School board votes to retract former appeal

The Ithaca City School District (ICSD) Board of Education voted unanimously Tuesday night to rescind an appeal that questioned the Tompkins County Human Rights Commission’s (TCHRC) involvement in the case of Amelia Kearney v. Ithaca City School District.

The board admitted previous errors in judgment and conceded their original decision was misguided.

Robert Ainslie, a board member, expressed the board’s regret for their previous ruling.

“The choice to go to an appeal was simply not in the best interest of this district or this community,” he said.

The passing of the resolution was met by a standing ovation of students from the high school, Ithaca College and Cornell University and parents and community members.

In the case of Kearney v. ICSD, Amelia Kearney, a student at Ithaca College, said that during the 2005–06 school year, her 14-year-old daughter, Epiphany, was spit at on the school bus and hit and threatened with violence and racial epithets by a group of white students. In her suit, Kearney alleged the district did not do enough to protect her child and denied her an adequate education under human rights law.

When the local chapter of the Human Rights Commission became involved in the case, the school board appealed. The board said involvement of the Human Rights Commission would force the school to break federal student privacy laws.

If the appeal was successful it would have set precedent in New York state that children could not be protected in education under human rights laws.

A rally was organized by a group of community members and college students to precede the meeting, which took place in the Kulp Auditorium at Ithaca High School (IHS), but bad weather forced the protesters inside. The emotions and sentiments echoed by the protesters carried into the heated meeting.

Ithaca College junior Billie Dawn Greenblatt participated in the rally and sat in on the board meeting. She said she attended to show support for the community.

“We were there to show community solidarity in response to the district’s handling of the issues,” she said.

Tyrell Lashley, African-Latino Society (ALS) spokesperson, also attended the board meeting. Lashley said ALS has provided support for Amelia Kearney and her family throughout the ordeal.

“We have always and will continue to support Amelia Kearney and turn in whatever direction she feels necessary for us to continue supporting her,” he said.

Lashley said the new decision by the board will affect generations of students in the future.

“The decision to rescind is huge due to the fact that it allows high school students an avenue for recourse,” he said.

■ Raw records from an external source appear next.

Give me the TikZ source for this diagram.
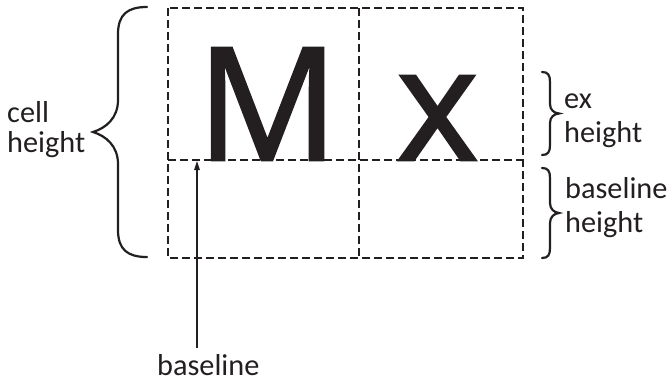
\documentclass[tikz,border=0pt]{standalone}
\usepackage{fontspec}
\setmainfont{Carlito}
\newfontfamily\bigglyph{Open Sans}[FakeBold=1.6]
\usetikzlibrary{arrows.meta}
\definecolor{ink}{HTML}{231F20}
\begin{document}
\begin{tikzpicture}[x=1pt,y=-1pt,
  grid/.style={draw=ink, line width=1.2pt, dash pattern=on 8pt off 4pt},
  lab/.style={inner sep=0pt, anchor=base west, font=\fontsize{30.3}{34}\selectfont, text=ink},
  big/.style={inner sep=0pt, anchor=base, font=\bigglyph\fontsize{157}{157}\selectfont, text=ink},
  bracepath/.style={draw=ink, line width=2.2pt, line cap=round},
  pointer/.style={draw=ink, line width=1.2pt, -{Triangle[length=9pt,width=5.5pt]}}]
\useasboundingbox (0,0) rectangle (669,383);
% grid
\coordinate (tl) at (168,8);
\coordinate (tm) at (359,8);
\coordinate (br) at (523,258);
\coordinate (bm) at (359,258);
\coordinate (ml) at (168,160);
\coordinate (mr) at (523,160);
\draw[grid] (tl) rectangle (br);
\draw[grid] (tm) -- (bm);
\draw[grid] (ml) -- (mr);
% glyphs
\node[big] (M) at (267.5,160) {M};
\node[big] (X) at (437.5,160) {x};
% left brace
\draw[bracepath] (147,7) .. controls (128,7) and (118,14) .. (118,34) -- (118,100)
  .. controls (118,118) and (106,128) .. (93,132)
  .. controls (106,136) and (118,146) .. (118,164) -- (118,230)
  .. controls (118,250) and (128,257) .. (147,257);
% ex brace
\draw[bracepath] (542,72) .. controls (548,72) and (550,75) .. (550,82) -- (550,104)
  .. controls (550,110) and (554,113) .. (559,113.5)
  .. controls (554,114) and (550,117) .. (550,123) -- (550,145)
  .. controls (550,152) and (548,155) .. (542,155);
% baseline brace
\draw[bracepath] (542,168) .. controls (548,168) and (550,171) .. (550,178) -- (550,203)
  .. controls (550,209) and (554,212.5) .. (559,213)
  .. controls (554,213.5) and (550,217) .. (550,223) -- (550,248)
  .. controls (550,255) and (548,258) .. (542,258);
% labels
\node[lab] (cellA) at (7,122) {cell};
\node[lab] (cellB) at (7,152) {height};
\node[lab] (exA) at (564,108) {ex};
\node[lab] (exB) at (564,142) {height};
\node[lab] (bhA) at (565,198) {baseline};
\node[lab] (bhB) at (565,232) {height};
\node[lab] (bl) at (157,375) {baseline};
% arrow
\coordinate (afoot) at (197,348);
\coordinate (atip) at (197,161);
\draw[pointer] (afoot) -- (atip);
\end{tikzpicture}
\end{document}
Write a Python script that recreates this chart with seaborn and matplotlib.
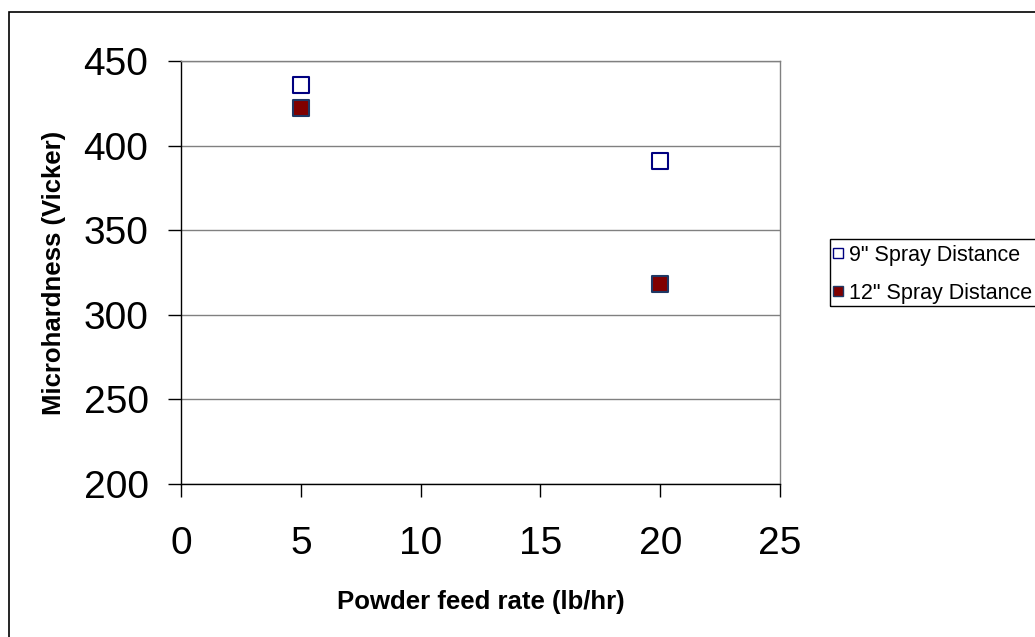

Members of the community were provided the opportunity to voice their disappointment with the board’s original decision to file the appeal, as well as the performance of ICSD Superintendent Judith Pastel. Those present said Pastel had asked to shift the focus of the issue away from an act of discrimination to a matter of school safety.

One protestor periodically held up a sign throughout the meeting that read, “Pastel Resign 2nite.”

Board member Seth Peacock did not originally vote in favor of the appeal. He said it was time to hold the leadership of the school district accountable for its actions.

“The type of leadership [Pastel] can provide is not what the district needs,” said Peacock.

Board member Beth Kunz was also critical of the district’s previous stance.

“We are reactive and not proactive,” she said.

Pastel, who was present at the meeting, did not comment.

During the open floor session of the meeting, the crowd cheered as Amelia Kearney approached the microphone. Kearney thanked the audience for their support and said the district must address its issues, which affect students from all backgrounds.

“Parents in Caroline and Enfield have the same concern as parents downtown,” said Kearney. “Systemic changes, I think, need to take place.”